Task description: Transcribe the listing verbatim. Do not carry over any pictures.

— Start —

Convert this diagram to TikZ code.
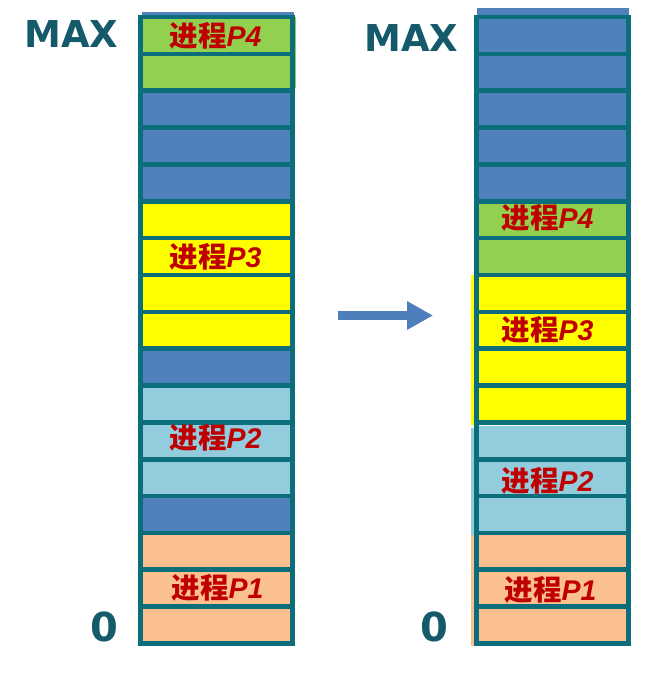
\documentclass[tikz,border=0pt]{standalone}
\usepackage{fontspec}
\usetikzlibrary{arrows.meta}
\newfontfamily\cjk{Noto Sans CJK SC}
\newfontfamily\latb{Liberation Sans}
\newfontfamily\maxf{DejaVu Sans}
\definecolor{cb}{HTML}{4F81BD}
\definecolor{cg}{HTML}{92D050}
\definecolor{cy}{HTML}{FFFF00}
\definecolor{cl}{HTML}{93CDDD}
\definecolor{co}{HTML}{FAC090}
\definecolor{teal0}{HTML}{0C6E7A}
\definecolor{dteal}{HTML}{155A6A}
\definecolor{red0}{HTML}{C00000}
\definecolor{arr}{HTML}{4F7EBD}
\begin{document}
\begin{tikzpicture}[x=1pt,y=-1pt,
  cell/.style={draw=teal0, line width=4.6pt, minimum width=152pt, minimum height=36.85pt, inner sep=0pt, outer sep=0pt},
  lbl/.style={text=red0, font=\cjk\bfseries\fontsize{28.5}{28.5}\selectfont, inner sep=0pt},
  axislbl/.style={text=dteal, font=\maxf\bfseries\fontsize{37}{37}\selectfont, inner sep=0pt},
  zerolbl/.style={text=dteal, font=\maxf\bfseries\fontsize{40}{40}\selectfont, inner sep=0pt}]
\useasboundingbox (0,0) rectangle (657,675);
% small artefact strips
\fill[cb] (142,12) rectangle (294,16);
\fill[cb] (477,8) rectangle (629,16);
\fill[cg] (293,17) rectangle (296,88);
\fill[cy] (471,275) rectangle (476,425);
\fill[cl] (471,428) rectangle (476,535);
\fill[co] (471,535) rectangle (476,646);
% left column
\foreach \c [count=\i] in {cg,cg,cb,cb,cb,cy,cy,cy,cy,cb,cl,cl,cl,cb,co,co,co}
  \node[cell, fill=\c] (L\i) at (216.5,{17+36.85*(\i-0.5)}) {};
% right column
\foreach \c [count=\i] in {cb,cb,cb,cb,cb,cg,cg,cy,cy,cy,cy,cl,cl,cl,co,co,co}
  \node[cell, fill=\c] (R\i) at (552.5,{17+36.85*(\i-0.5)}) {};
\fill[white] (479,424.9) rectangle (626,426.4);
% labels
\node[lbl] (tL4) at ([xshift=-1pt]L1) {进程{\latb\bfseries\itshape P4}};
\node[lbl] (tL3) at ([xshift=-1pt]L7) {进程{\latb\bfseries\itshape P3}};
\node[lbl] (tL2) at ([xshift=-1pt,yshift=3pt]L12) {进程{\latb\bfseries\itshape P2}};
\node[lbl] (tL1) at ([xshift=1pt]L16) {进程{\latb\bfseries\itshape P1}};
\node[lbl] (tR4) at ([xshift=-5pt,yshift=1.5pt]R6) {进程{\latb\bfseries\itshape P4}};
\node[lbl] (tR3) at ([xshift=-5pt]R9) {进程{\latb\bfseries\itshape P3}};
\node[lbl] (tR2) at ([xshift=-5pt,yshift=-3pt]R13) {进程{\latb\bfseries\itshape P2}};
\node[lbl] (tR1) at ([xshift=-2pt,yshift=-2pt]R16) {进程{\latb\bfseries\itshape P1}};
% axis labels
\node[axislbl] (maxL) at (71.5,34.5) {MAX};
\node[axislbl] (maxR) at (411.5,38) {MAX};
\node[zerolbl] (zL) at (104,627) {0};
\node[zerolbl] (zR) at (434,627) {0};
% arrow
\coordinate (a1) at (338,315.5);
\coordinate (a2) at (433,315.5);
\draw[arr, line width=9pt, -{Triangle[length=26pt,width=27pt]}] (a1) -- (a2);
\end{tikzpicture}
\end{document}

— End —

Task result:
Convert this diagram to TikZ code.
\documentclass[tikz,border=0pt]{standalone}
\usepackage{fontspec}
\usetikzlibrary{arrows.meta}
\newfontfamily\cjk{Noto Sans CJK SC}
\newfontfamily\latb{Liberation Sans}
\newfontfamily\maxf{DejaVu Sans}
\definecolor{cb}{HTML}{4F81BD}
\definecolor{cg}{HTML}{92D050}
\definecolor{cy}{HTML}{FFFF00}
\definecolor{cl}{HTML}{93CDDD}
\definecolor{co}{HTML}{FAC090}
\definecolor{teal0}{HTML}{0C6E7A}
\definecolor{dteal}{HTML}{155A6A}
\definecolor{red0}{HTML}{C00000}
\definecolor{arr}{HTML}{4F7EBD}
\begin{document}
\begin{tikzpicture}[x=1pt,y=-1pt,
  cell/.style={draw=teal0, line width=4.6pt, minimum width=152pt, minimum height=36.85pt, inner sep=0pt, outer sep=0pt},
  lbl/.style={text=red0, font=\cjk\bfseries\fontsize{28.5}{28.5}\selectfont, inner sep=0pt},
  axislbl/.style={text=dteal, font=\maxf\bfseries\fontsize{37}{37}\selectfont, inner sep=0pt},
  zerolbl/.style={text=dteal, font=\maxf\bfseries\fontsize{40}{40}\selectfont, inner sep=0pt}]
\useasboundingbox (0,0) rectangle (657,675);
% small artefact strips
\fill[cb] (142,12) rectangle (294,16);
\fill[cb] (477,8) rectangle (629,16);
\fill[cg] (293,17) rectangle (296,88);
\fill[cy] (471,275) rectangle (476,425);
\fill[cl] (471,428) rectangle (476,535);
\fill[co] (471,535) rectangle (476,646);
% left column
\foreach \c [count=\i] in {cg,cg,cb,cb,cb,cy,cy,cy,cy,cb,cl,cl,cl,cb,co,co,co}
  \node[cell, fill=\c] (L\i) at (216.5,{17+36.85*(\i-0.5)}) {};
% right column
\foreach \c [count=\i] in {cb,cb,cb,cb,cb,cg,cg,cy,cy,cy,cy,cl,cl,cl,co,co,co}
  \node[cell, fill=\c] (R\i) at (552.5,{17+36.85*(\i-0.5)}) {};
\fill[white] (479,424.9) rectangle (626,426.4);
% labels
\node[lbl] (tL4) at ([xshift=-1pt]L1) {进程{\latb\bfseries\itshape P4}};
\node[lbl] (tL3) at ([xshift=-1pt]L7) {进程{\latb\bfseries\itshape P3}};
\node[lbl] (tL2) at ([xshift=-1pt,yshift=3pt]L12) {进程{\latb\bfseries\itshape P2}};
\node[lbl] (tL1) at ([xshift=1pt]L16) {进程{\latb\bfseries\itshape P1}};
\node[lbl] (tR4) at ([xshift=-5pt,yshift=1.5pt]R6) {进程{\latb\bfseries\itshape P4}};
\node[lbl] (tR3) at ([xshift=-5pt]R9) {进程{\latb\bfseries\itshape P3}};
\node[lbl] (tR2) at ([xshift=-5pt,yshift=-3pt]R13) {进程{\latb\bfseries\itshape P2}};
\node[lbl] (tR1) at ([xshift=-2pt,yshift=-2pt]R16) {进程{\latb\bfseries\itshape P1}};
% axis labels
\node[axislbl] (maxL) at (71.5,34.5) {MAX};
\node[axislbl] (maxR) at (411.5,38) {MAX};
\node[zerolbl] (zL) at (104,627) {0};
\node[zerolbl] (zR) at (434,627) {0};
% arrow
\coordinate (a1) at (338,315.5);
\coordinate (a2) at (433,315.5);
\draw[arr, line width=9pt, -{Triangle[length=26pt,width=27pt]}] (a1) -- (a2);
\end{tikzpicture}
\end{document}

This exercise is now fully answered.